With this gloss upon the Rule, the question remains a close one, but we are persuaded that under the Rule an order of a district court which dismisses a complaint for failure to state a claim, but which does not specify that the dismissal is without prejudice, is res judicata as to the then existing claim which it appears plaintiff was attempting to state. This view places upon a plaintiff in a case like the 1969 case in this instance the burden of persuading the district court either to include a specification that the dismissal is without prejudice or to permit an amendment. If plaintiff is unsuccessful, his recourse is to appeal. We think this view is consistent with the expedient purpose of the Rules.
We conclude, also, that the statute of limitations defense to the 1970 action was sound and would require dismissal.

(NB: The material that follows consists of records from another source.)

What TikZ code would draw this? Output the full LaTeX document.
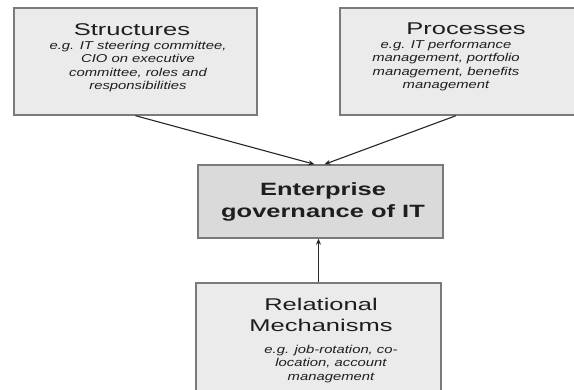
\documentclass[tikz,border=0pt]{standalone}
\usepackage{fontspec}
\setmainfont[FakeStretch=1.5]{Liberation Sans}
\newfontfamily\bodyfont[FakeStretch=1.3]{Liberation Sans}
\newfontfamily\corefont[FakeStretch=1.43]{Liberation Sans}
\usetikzlibrary{arrows.meta}
\definecolor{boxfill}{HTML}{EBEBEB}
\definecolor{corefill}{HTML}{DADADA}
\definecolor{boxline}{HTML}{7A7A7A}
\definecolor{txt}{HTML}{1E1E1E}
\begin{document}
\begin{tikzpicture}[x=1pt,y=-1pt,
  outerbox/.style={draw=boxline,line width=1.4pt,fill=boxfill,inner sep=0pt},
  corebox/.style={draw=boxline,line width=1.4pt,fill=corefill,inner sep=0pt},
  titletext/.style={text=txt,font=\fontsize{17}{21}\selectfont,align=center,inner sep=0pt},
  coretext/.style={text=txt,font=\corefont\fontsize{17.8}{21.5}\selectfont\bfseries,align=center,inner sep=0pt},
  bodytext/.style={text=txt,font=\bodyfont\fontsize{11.4}{13.2}\selectfont\itshape,align=center,inner sep=0pt},
  arr/.style={draw=black!85,line width=1.1pt,-{Stealth[length=6pt,width=5pt]}}]
\useasboundingbox (0,0) rectangle (574,390);
\fill[white] (0,0) rectangle (574,390);
% boxes
\node[outerbox,minimum width=243pt,minimum height=107pt] (s) at (135.5,61.5) {};
\node[outerbox,minimum width=246pt,minimum height=107pt] (p) at (463,61.5) {};
\node[corebox,minimum width=245pt,minimum height=73pt] (e) at (320.5,201.5) {};
\node[outerbox,minimum width=245pt,minimum height=130pt] (r) at (318.5,348) {};
% texts
\node[titletext] (st) at (132,30) {Structures};
\node[bodytext] (sb) at (138,66.5) {e.g. IT steering committee,\\CIO on executive\\committee, roles and\\responsibilities};
\node[titletext] (pt) at (466,28.5) {Processes};
\node[bodytext] (pb) at (446,65.5) {e.g. IT performance\\management, portfolio\\management, benefits\\management};
\node[coretext] (et) at (323,202) {Enterprise\\governance of IT};
\node[titletext] (rt) at (321,314.5) {Relational\\Mechanisms};
\node[bodytext] (rb) at (331,364) {e.g. job-rotation, co-\\location, account\\management};
% connectors
\draw[arr] (s.south) -- ([xshift=-6pt]e.north);
\draw[arr] ([xshift=-7pt]p.south) -- ([xshift=4pt]e.north);
\draw[arr] (r.north) -- (r.north |- e.south);
\end{tikzpicture}
\end{document}
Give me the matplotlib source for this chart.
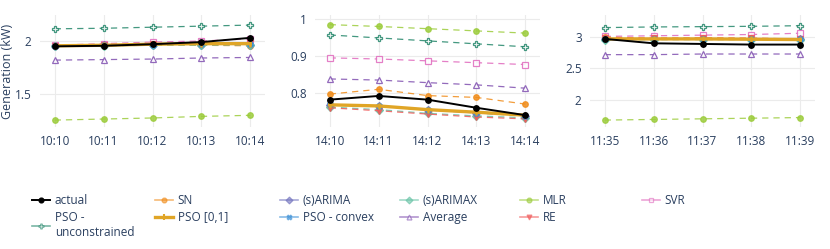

The arrest took place November 24, 1964. If it was unreasonable under the fourth amendment and thus deprived plaintiff of constitutional rights, his § 1983 cause of action necessarily arose at that time. Plaintiff points out that his state law cause of action for malicious prosecution would not arise until 1967 when his conviction was reversed. Such reversal is not an essential element of his § 1983 cause of action and accrual of that cause of action was not similarly delayed. Plaintiff concedes that the Illinois period of limitations applicable to a § 1983 cause of action is five years. It follows that the action commenced in 1970 was barred because it was not timely.
McElroy v. Catholic Press Co., 254 Ill. 290, 98 N.E. 527 (1912).
Wakat v. Harlib, 253 F.2d 59, 63 (7th Cir., 1958).
The judgment appealed from is affirmed.